Do this:
Exactly as written, quote every line that follows, skipping the images.

------------

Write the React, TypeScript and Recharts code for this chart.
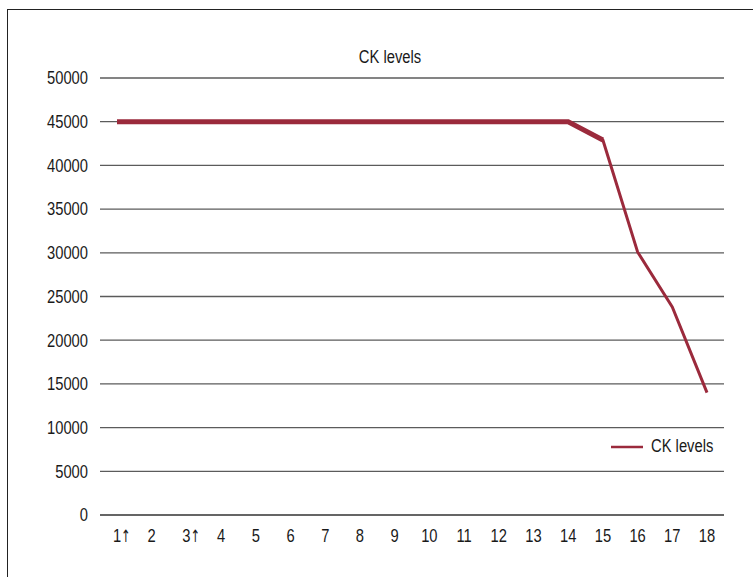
import React from "react";
import { LineChart, Line, XAxis, YAxis, CartesianGrid, Legend } from "recharts";

const categories = ["1↑", "2", "3↑", "4", "5", "6", "7", "8", "9", "10", "11", "12", "13", "14", "15", "16", "17", "18"];
const ckLevels = [45000, 45000, 45000, 45000, 45000, 45000, 45000, 45000, 45000, 45000, 45000, 45000, 45000, 45000, 42900, 30100, 23800, 14000];
const yTicks = [0, 5000, 10000, 15000, 20000, 25000, 30000, 35000, 40000, 45000, 50000];
const seriesName = "CK levels";
const titleText = "CK levels";

const thickUntil = 15;

const data = categories.map((c, i) => ({
  cat: c,
  ck: ckLevels[i],
  ckThick: i < thickUntil ? ckLevels[i] : null,
}));

const FONT = "'Liberation Sans', Arial, sans-serif";
const ARROW_FONT = "'DejaVu Sans Condensed', 'DejaVu Sans', sans-serif";
const FS = 18;
const SX = 0.82;
const LINE_COLOR = "#9b2a3c";
const GRID_COLOR = "#5b5b5b";
const TEXT_COLOR = "#1a1a1a";

const XTick = (props: any) => {
  const { x, y, payload } = props;
  const v: string = payload.value;
  const hasArrow = v.includes("↑");
  const num = v.replace("↑", "");
  return (
    <g>
      <text transform={`translate(${x},${y}) scale(${SX},1)`} dy="0.71em" textAnchor="middle" fontFamily={FONT} fontSize={FS} fill={TEXT_COLOR}>
        {num}
      </text>
      {hasArrow ? (
        <text transform={`translate(${x + 4},${y}) scale(0.75,1)`} dy="0.74em" textAnchor="start" fontFamily={ARROW_FONT} fontSize={17} fontWeight={300} fill={TEXT_COLOR}>
          ↑
        </text>
      ) : null}
    </g>
  );
};

const YTick = (props: any) => {
  const { x, y, payload } = props;
  return (
    <text transform={`translate(${x},${y}) scale(${SX},1)`} dy="0.355em" textAnchor="end" fontFamily={FONT} fontSize={FS} fill={TEXT_COLOR}>
      {payload.value}
    </text>
  );
};

const LegendContent = (props: any) => {
  const items = (props.payload || []).filter((p: any) => p.type !== "none");
  return (
    <div>
      {items.map((p: any) => (
        <div key={p.value} style={{ display: "flex", alignItems: "center", fontFamily: FONT, fontSize: FS, color: TEXT_COLOR, whiteSpace: "nowrap" }}>
          <svg width={32} height={6} style={{ marginRight: 8 }}>
            <line x1={0} y1={3} x2={32} y2={3} stroke={p.color} strokeWidth={2.5} />
          </svg>
          <span style={{ display: "inline-block", transform: `scaleX(${SX})`, transformOrigin: "left center" }}>{p.value}</span>
        </div>
      ))}
    </div>
  );
};

export default function App() {
  return (
    <div style={{ position: "absolute", left: 0, top: 0, width: 753, height: 577, overflow: "hidden", background: "#fff" }}>
      <div
        style={{
          position: "absolute",
          left: 7,
          top: 9,
          width: 780,
          height: 600,
          border: "1.3px solid #222",
          boxSizing: "border-box",
        }}
      />
      <div
        style={{
          position: "absolute",
          left: 290,
          width: 200,
          top: 47,
          textAlign: "center",
          fontFamily: FONT,
          fontSize: FS,
          color: TEXT_COLOR,
          lineHeight: "20px",
          transform: `scaleX(${SX})`,
          transformOrigin: "center center",
        }}
      >
        {titleText}
      </div>
      <div style={{ position: "absolute", left: 0, top: 0 }}>
        <LineChart width={753} height={577} data={data} margin={{ top: 78, right: 29, bottom: 32, left: 0 }}>
          <CartesianGrid horizontal={true} vertical={false} stroke={GRID_COLOR} strokeWidth={1.3} />
          <XAxis
            dataKey="cat"
            type="category"
            axisLine={{ stroke: GRID_COLOR, strokeWidth: 1.3 }}
            tickLine={false}
            tickSize={0}
            tickMargin={14}
            height={30}
            interval={0}
            padding={{ left: 17, right: 17 }}
            tick={<XTick />}
          />
          <YAxis
            domain={[0, 50000]}
            ticks={yTicks}
            width={100}
            axisLine={false}
            tickLine={false}
            tickSize={0}
            tickMargin={12}
            tick={<YTick />}
          />
          <Line
            dataKey="ck"
            name={seriesName}
            stroke={LINE_COLOR}
            strokeWidth={3}
            dot={false}
            isAnimationActive={false}
            type="linear"
            strokeLinejoin="round"
          />
          <Line
            dataKey="ckThick"
            name="ckThick"
            legendType="none"
            stroke={LINE_COLOR}
            strokeWidth={5}
            dot={false}
            isAnimationActive={false}
            type="linear"
            connectNulls={false}
          />
          <Legend
            content={<LegendContent />}
            layout="vertical"
            verticalAlign="middle"
            align="center"
            wrapperStyle={{ position: "absolute", left: 611, top: 436, width: 130 }}
          />
        </LineChart>
      </div>
    </div>
  );
}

------------

Answer to the problem:
Write the React, TypeScript and Recharts code for this chart.
import React from "react";
import { LineChart, Line, XAxis, YAxis, CartesianGrid, Legend } from "recharts";

const categories = ["1↑", "2", "3↑", "4", "5", "6", "7", "8", "9", "10", "11", "12", "13", "14", "15", "16", "17", "18"];
const ckLevels = [45000, 45000, 45000, 45000, 45000, 45000, 45000, 45000, 45000, 45000, 45000, 45000, 45000, 45000, 42900, 30100, 23800, 14000];
const yTicks = [0, 5000, 10000, 15000, 20000, 25000, 30000, 35000, 40000, 45000, 50000];
const seriesName = "CK levels";
const titleText = "CK levels";

const thickUntil = 15;

const data = categories.map((c, i) => ({
  cat: c,
  ck: ckLevels[i],
  ckThick: i < thickUntil ? ckLevels[i] : null,
}));

const FONT = "'Liberation Sans', Arial, sans-serif";
const ARROW_FONT = "'DejaVu Sans Condensed', 'DejaVu Sans', sans-serif";
const FS = 18;
const SX = 0.82;
const LINE_COLOR = "#9b2a3c";
const GRID_COLOR = "#5b5b5b";
const TEXT_COLOR = "#1a1a1a";

const XTick = (props: any) => {
  const { x, y, payload } = props;
  const v: string = payload.value;
  const hasArrow = v.includes("↑");
  const num = v.replace("↑", "");
  return (
    <g>
      <text transform={`translate(${x},${y}) scale(${SX},1)`} dy="0.71em" textAnchor="middle" fontFamily={FONT} fontSize={FS} fill={TEXT_COLOR}>
        {num}
      </text>
      {hasArrow ? (
        <text transform={`translate(${x + 4},${y}) scale(0.75,1)`} dy="0.74em" textAnchor="start" fontFamily={ARROW_FONT} fontSize={17} fontWeight={300} fill={TEXT_COLOR}>
          ↑
        </text>
      ) : null}
    </g>
  );
};

const YTick = (props: any) => {
  const { x, y, payload } = props;
  return (
    <text transform={`translate(${x},${y}) scale(${SX},1)`} dy="0.355em" textAnchor="end" fontFamily={FONT} fontSize={FS} fill={TEXT_COLOR}>
      {payload.value}
    </text>
  );
};

const LegendContent = (props: any) => {
  const items = (props.payload || []).filter((p: any) => p.type !== "none");
  return (
    <div>
      {items.map((p: any) => (
        <div key={p.value} style={{ display: "flex", alignItems: "center", fontFamily: FONT, fontSize: FS, color: TEXT_COLOR, whiteSpace: "nowrap" }}>
          <svg width={32} height={6} style={{ marginRight: 8 }}>
            <line x1={0} y1={3} x2={32} y2={3} stroke={p.color} strokeWidth={2.5} />
          </svg>
          <span style={{ display: "inline-block", transform: `scaleX(${SX})`, transformOrigin: "left center" }}>{p.value}</span>
        </div>
      ))}
    </div>
  );
};

export default function App() {
  return (
    <div style={{ position: "absolute", left: 0, top: 0, width: 753, height: 577, overflow: "hidden", background: "#fff" }}>
      <div
        style={{
          position: "absolute",
          left: 7,
          top: 9,
          width: 780,
          height: 600,
          border: "1.3px solid #222",
          boxSizing: "border-box",
        }}
      />
      <div
        style={{
          position: "absolute",
          left: 290,
          width: 200,
          top: 47,
          textAlign: "center",
          fontFamily: FONT,
          fontSize: FS,
          color: TEXT_COLOR,
          lineHeight: "20px",
          transform: `scaleX(${SX})`,
          transformOrigin: "center center",
        }}
      >
        {titleText}
      </div>
      <div style={{ position: "absolute", left: 0, top: 0 }}>
        <LineChart width={753} height={577} data={data} margin={{ top: 78, right: 29, bottom: 32, left: 0 }}>
          <CartesianGrid horizontal={true} vertical={false} stroke={GRID_COLOR} strokeWidth={1.3} />
          <XAxis
            dataKey="cat"
            type="category"
            axisLine={{ stroke: GRID_COLOR, strokeWidth: 1.3 }}
            tickLine={false}
            tickSize={0}
            tickMargin={14}
            height={30}
            interval={0}
            padding={{ left: 17, right: 17 }}
            tick={<XTick />}
          />
          <YAxis
            domain={[0, 50000]}
            ticks={yTicks}
            width={100}
            axisLine={false}
            tickLine={false}
            tickSize={0}
            tickMargin={12}
            tick={<YTick />}
          />
          <Line
            dataKey="ck"
            name={seriesName}
            stroke={LINE_COLOR}
            strokeWidth={3}
            dot={false}
            isAnimationActive={false}
            type="linear"
            strokeLinejoin="round"
          />
          <Line
            dataKey="ckThick"
            name="ckThick"
            legendType="none"
            stroke={LINE_COLOR}
            strokeWidth={5}
            dot={false}
            isAnimationActive={false}
            type="linear"
            connectNulls={false}
          />
          <Legend
            content={<LegendContent />}
            layout="vertical"
            verticalAlign="middle"
            align="center"
            wrapperStyle={{ position: "absolute", left: 611, top: 436, width: 130 }}
          />
        </LineChart>
      </div>
    </div>
  );
}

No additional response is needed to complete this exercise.